Doris Läderach hat die Diskussionen im Ratssaal miterleben. © insieme Schweiz

 

Auch Doris Läderach aus Thun hat die Debatte im Grossen Rat mit Spannung mitverfolgt – allerdings nicht auf der Tribüne, denn diese ist für Personen mit Mobilitätseinschränkungen nicht zugänglich. Da die 41-Jährige auf den Rollstuhl angewiesen ist, konnte sie die Diskussionen im Ratssaal miterleben, direkt bei den Grossrätinnen und Grossräte und Regierungsrat Pierre-Alain Schnegg. «So eine Abstimmung ist nicht selbstverständlich, deshalb bin ich nach Bern gekommen, da wollte ich dabei sein», erzählt sie am Ende des Vormittags. Sie weiss um die Bedeutung dieses Gesetzes.

So eine Abstimmung ist nicht selbstverständlich, deshalb bin ich nach Bern gekommen, da wollte ich dabei sein

18 Jahre hat sie in einer Institution gelebt, seit 4 Jahren wohnt sie dank des Assistenzbeitrags der IV privat und sagt dazu: «Das fägt natürlich schon.» Sie erhofft sich vom Gesetz zusätzliche Unterstützungsbeiträge und ergänzt: «Ich hoffe, dass es in Zukunft auch für andere Menschen, die jetzt noch im Heim wohnen, möglich sein wird, dort rauszukommen, auch Menschen mit hohem Unterstützungsbedarf.»

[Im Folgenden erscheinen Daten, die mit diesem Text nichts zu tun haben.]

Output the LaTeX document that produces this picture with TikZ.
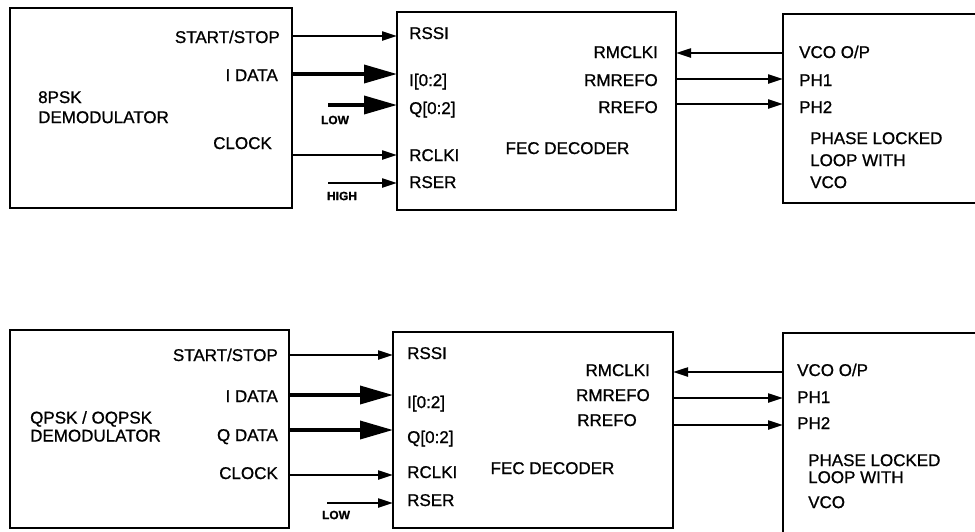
\documentclass[tikz,border=0pt]{standalone}
\usepackage{fontspec}
\setmainfont{Liberation Sans}[FakeBold=0.9]
\usetikzlibrary{arrows.meta}
\tikzset{
  box/.style={draw, line width=2.6pt, inner sep=0pt, outer sep=0pt, anchor=north west},
  lbl/.style={inner sep=0pt, font=\fontsize{17}{20}\selectfont},
  tag/.style={inner sep=0pt, font=\bfseries\fontsize{12}{14}\selectfont},
  sig/.style={line width=2.2pt, -{Triangle[length=15pt,width=9pt]}},
  bus/.style={line width=3.6pt, -{Triangle[length=33pt,width=18pt]}},
}
\begin{document}
\begin{tikzpicture}[x=1pt,y=-1pt]
\useasboundingbox (0,0) rectangle (975,531);
\clip (0,0) rectangle (975,531);
\fill[white] (0,0) rectangle (975,531);

% ---------------- top diagram ----------------
\node[box, minimum width=282pt, minimum height=200pt] (dem1) at (10,8) {};
\node[box, minimum width=279pt, minimum height=198pt] (fec1) at (397,12) {};
\node[box, minimum width=220pt, minimum height=189pt] (pll1) at (783,14) {};

\node[lbl, anchor=base east] (d1ss) at (280,43) {START/STOP};
\node[lbl, anchor=base east] (d1id) at (278,81) {I DATA};
\node[lbl, anchor=base east] (d1ck) at (272,149) {CLOCK};
\node[lbl, anchor=north west, align=left] (d1name) at (38,91) {8PSK\\DEMODULATOR};

\node[lbl, anchor=base west] (f1rssi) at (409,39) {RSSI};
\node[lbl, anchor=base west] (f1i) at (409,86) {I[0:2]};
\node[lbl, anchor=base west] (f1q) at (409,114) {Q[0:2]};
\node[lbl, anchor=base west] (f1rclk) at (409,161) {RCLKI};
\node[lbl, anchor=base west] (f1rser) at (409,188) {RSER};
\node[lbl, anchor=base east] (f1rmclk) at (658,58) {RMCLKI};
\node[lbl, anchor=base east] (f1rmref) at (658,86) {RMREFO};
\node[lbl, anchor=base east] (f1rref) at (658,113) {RREFO};
\node[lbl, anchor=base] (f1name) at (567.5,154) {FEC DECODER};

\node[lbl, anchor=base west] (p1vco) at (799,58) {VCO O/P};
\node[lbl, anchor=base west] (p1ph1) at (799,86) {PH1};
\node[lbl, anchor=base west] (p1ph2) at (799,113) {PH2};
\node[lbl, anchor=north west, align=left, font=\fontsize{17}{22}\selectfont] (p1name) at (810,132) {PHASE LOCKED\\LOOP WITH\\VCO};

\coordinate (low1) at (328,105);
\coordinate (high1) at (328,183);
\node[tag] (low1t) at (335,120) {LOW};
\node[tag] (high1t) at (342,196) {HIGH};

\draw[sig] (dem1.east |- 0,36) -- (fec1.west |- 0,36);
\draw[bus] (dem1.east |- 0,74) -- (fec1.west |- 0,74);
\draw[bus] (low1) -- (fec1.west |- low1);
\draw[sig] (dem1.east |- 0,155) -- (fec1.west |- 0,155);
\draw[sig] (high1) -- (fec1.west |- high1);

\draw[sig] (pll1.west |- 0,53) -- (fec1.east |- 0,53);
\draw[sig] (fec1.east |- 0,79) -- (pll1.west |- 0,79);
\draw[sig] (fec1.east |- 0,104) -- (pll1.west |- 0,104);

% ---------------- bottom diagram ----------------
\node[box, minimum width=279pt, minimum height=198pt] (dem2) at (10,330) {};
\node[box, minimum width=280pt, minimum height=196pt] (fec2) at (393,332) {};
\node[box, minimum width=220pt, minimum height=220pt] (pll2) at (783,333) {};

\node[lbl, anchor=base east] (d2ss) at (278,361) {START/STOP};
\node[lbl, anchor=base east] (d2id) at (278,402) {I DATA};
\node[lbl, anchor=base east] (d2qd) at (278,441) {Q DATA};
\node[lbl, anchor=base east] (d2ck) at (278,479) {CLOCK};
\node[lbl, anchor=north west, align=left, font=\fontsize{17}{18}\selectfont] (d2name) at (30,411) {QPSK / OQPSK\\DEMODULATOR};

\node[lbl, anchor=base west] (f2rssi) at (407,359) {RSSI};
\node[lbl, anchor=base west] (f2i) at (407,408) {I[0:2]};
\node[lbl, anchor=base west] (f2q) at (407,443) {Q[0:2]};
\node[lbl, anchor=base west] (f2rclk) at (407,478) {RCLKI};
\node[lbl, anchor=base west] (f2rser) at (407,506) {RSER};
\node[lbl, anchor=base east] (f2rmclk) at (650,376) {RMCLKI};
\node[lbl, anchor=base east] (f2rmref) at (650,401) {RMREFO};
\node[lbl, anchor=base east] (f2rref) at (637,426) {RREFO};
\node[lbl, anchor=base] (f2name) at (552.5,474) {FEC DECODER};

\node[lbl, anchor=base west] (p2vco) at (797,376) {VCO O/P};
\node[lbl, anchor=base west] (p2ph1) at (797,403) {PH1};
\node[lbl, anchor=base west] (p2ph2) at (797,429) {PH2};
\node[lbl, anchor=north west, align=left] (p2name) at (808,454) {PHASE LOCKED\\[-3pt]LOOP WITH\\[5pt]VCO};

\coordinate (low2) at (327,503);
\node[tag] (low2t) at (336,515) {LOW};

\draw[sig] (dem2.east |- 0,355) -- (fec2.west |- 0,355);
\draw[bus] (dem2.east |- 0,395) -- (fec2.west |- 0,395);
\draw[bus] (dem2.east |- 0,430) -- (fec2.west |- 0,430);
\draw[sig] (dem2.east |- 0,475) -- (fec2.west |- 0,475);
\draw[sig] (low2) -- (fec2.west |- low2);

\draw[sig] (pll2.west |- 0,372) -- (fec2.east |- 0,372);
\draw[sig] (fec2.east |- 0,398) -- (pll2.west |- 0,398);
\draw[sig] (fec2.east |- 0,425) -- (pll2.west |- 0,425);
\end{tikzpicture}
\end{document}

Eine Frau spricht an einem Pult.

Simone Leueunberger hat mit zahlreichen Voten für Verbesserungen im Gesetzesentwurf geworben. © insieme Schweiz

 

Simone Leuenberger, wissenschaftliche Mitarbeiterin Sozialpolitik bei AGILE.CH, ist seit Juni 2022 Grossrätin der Evangelischen Volkspartei (EVP). Immer wieder ist sie mit ihrem Rollstuhl ans Rednerpult gefahren und hat mit zahlreichen Voten für Verbesserungen im Gesetzesentwurf geworben. «Es hat mich sehr gefreut, dass ich als Person mit Behinderung von meiner Fraktion dafür gewählt wurde, das Geschäft im Grossen Rat zu vertreten und mitzudiskutieren», sagt sie nach der Debatte. «Eine Stimme der Betroffenen zu sein, das ist sehr schön.» Für sie war die Debatte eine einmalige Gelegenheit, im Grossen Rat so lange und ausführlich über das Thema Behinderung zu sprechen und dadurch zu sensibilisieren.

Positive Bilanz

Enttäuscht ist sie allerdings, dass es weder eine beratende Kommission noch Leistungen zum Einbezug von Menschen mit Behinderung zur Begleitung und Umsetzung des Gesetzes gibt: «Der Kanton hat offenbar nicht verstanden, was in der UNO-Behindertenrechtskonvention steht und wozu sie uns verpflichtet.» Dennoch ist Simone Leuenbergers Fazit positiv: «Der Kanton Bern ist auf einem guten Weg. Wie fortschrittlich und praxistauglich das Gesetz für Menschen mit Behinderung dann wirklich ist, wird sich bei der Umsetzung zeigen.»

 

 

Wie geht es weiter?

In der Sommersession 2023 kommt das neue Behindertenleistungsgesetz noch einmal vor den Grossen Rat und tritt voraussichtlich Anfang 2024 in Kraft.